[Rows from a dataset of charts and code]
+ + + +

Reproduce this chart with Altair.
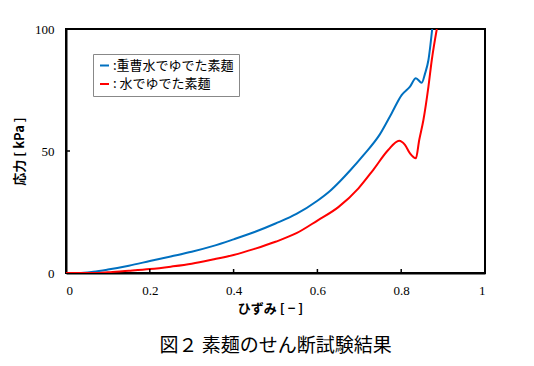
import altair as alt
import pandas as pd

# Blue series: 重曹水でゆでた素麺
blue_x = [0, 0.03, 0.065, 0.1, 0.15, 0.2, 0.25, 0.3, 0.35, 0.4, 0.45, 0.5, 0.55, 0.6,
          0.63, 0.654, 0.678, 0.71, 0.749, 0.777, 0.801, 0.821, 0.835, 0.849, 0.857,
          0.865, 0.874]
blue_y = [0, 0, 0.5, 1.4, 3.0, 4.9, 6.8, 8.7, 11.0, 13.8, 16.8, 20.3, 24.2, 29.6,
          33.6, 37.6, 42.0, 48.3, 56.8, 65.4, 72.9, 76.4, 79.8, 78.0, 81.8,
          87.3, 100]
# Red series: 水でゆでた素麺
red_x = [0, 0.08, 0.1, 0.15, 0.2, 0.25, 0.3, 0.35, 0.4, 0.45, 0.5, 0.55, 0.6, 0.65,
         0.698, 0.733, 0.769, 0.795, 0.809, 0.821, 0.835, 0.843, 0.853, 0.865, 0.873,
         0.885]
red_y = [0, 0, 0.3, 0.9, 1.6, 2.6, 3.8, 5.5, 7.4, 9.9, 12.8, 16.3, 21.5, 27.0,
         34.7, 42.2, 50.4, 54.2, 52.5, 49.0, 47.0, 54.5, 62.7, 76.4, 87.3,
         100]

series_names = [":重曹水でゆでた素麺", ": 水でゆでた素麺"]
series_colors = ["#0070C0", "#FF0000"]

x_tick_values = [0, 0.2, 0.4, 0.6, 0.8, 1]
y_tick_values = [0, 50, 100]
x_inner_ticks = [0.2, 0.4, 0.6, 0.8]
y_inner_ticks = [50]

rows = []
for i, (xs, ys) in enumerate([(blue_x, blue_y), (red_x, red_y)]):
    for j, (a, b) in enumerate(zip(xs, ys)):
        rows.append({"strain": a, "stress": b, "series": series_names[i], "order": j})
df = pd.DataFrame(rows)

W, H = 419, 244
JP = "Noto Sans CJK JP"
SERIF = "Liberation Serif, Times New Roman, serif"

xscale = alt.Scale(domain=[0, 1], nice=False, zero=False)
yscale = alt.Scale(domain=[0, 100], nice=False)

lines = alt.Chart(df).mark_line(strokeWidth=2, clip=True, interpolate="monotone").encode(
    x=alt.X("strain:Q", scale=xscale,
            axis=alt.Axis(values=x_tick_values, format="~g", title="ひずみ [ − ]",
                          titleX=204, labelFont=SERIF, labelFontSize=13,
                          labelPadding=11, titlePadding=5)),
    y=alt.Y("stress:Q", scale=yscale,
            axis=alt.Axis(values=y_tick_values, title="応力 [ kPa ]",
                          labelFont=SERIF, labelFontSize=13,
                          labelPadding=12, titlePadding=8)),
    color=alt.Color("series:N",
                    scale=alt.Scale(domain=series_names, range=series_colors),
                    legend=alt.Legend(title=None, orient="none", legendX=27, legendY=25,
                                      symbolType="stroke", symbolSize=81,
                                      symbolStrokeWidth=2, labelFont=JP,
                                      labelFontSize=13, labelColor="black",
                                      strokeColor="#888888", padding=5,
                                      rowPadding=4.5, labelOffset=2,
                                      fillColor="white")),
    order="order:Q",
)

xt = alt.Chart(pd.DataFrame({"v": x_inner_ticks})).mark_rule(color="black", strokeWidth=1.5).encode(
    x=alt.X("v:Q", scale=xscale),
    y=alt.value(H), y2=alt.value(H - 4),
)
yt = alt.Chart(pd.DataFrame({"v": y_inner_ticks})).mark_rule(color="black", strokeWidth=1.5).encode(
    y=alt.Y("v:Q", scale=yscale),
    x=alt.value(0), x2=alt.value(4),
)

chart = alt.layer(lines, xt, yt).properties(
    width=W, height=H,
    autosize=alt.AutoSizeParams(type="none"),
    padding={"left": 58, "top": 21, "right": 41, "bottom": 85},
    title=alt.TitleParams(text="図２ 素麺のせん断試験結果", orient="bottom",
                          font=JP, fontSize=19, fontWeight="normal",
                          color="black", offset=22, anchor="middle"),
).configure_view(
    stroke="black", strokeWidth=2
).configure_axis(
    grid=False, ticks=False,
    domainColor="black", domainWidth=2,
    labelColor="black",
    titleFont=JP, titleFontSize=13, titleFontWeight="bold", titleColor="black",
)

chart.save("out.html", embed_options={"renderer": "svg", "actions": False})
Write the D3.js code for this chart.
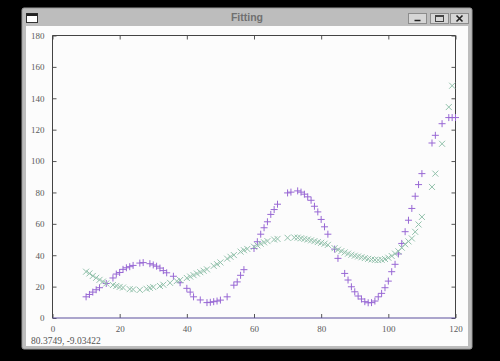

+ + + +

◆ **WRITTEN EXERCISE**:
Give back exactly the lines from the first line of the data through the line with "import pandas as pd", pictures excluded.

◆ **EXPECTED OUTPUT**:
Reproduce this chart with Altair.
import altair as alt
import pandas as pd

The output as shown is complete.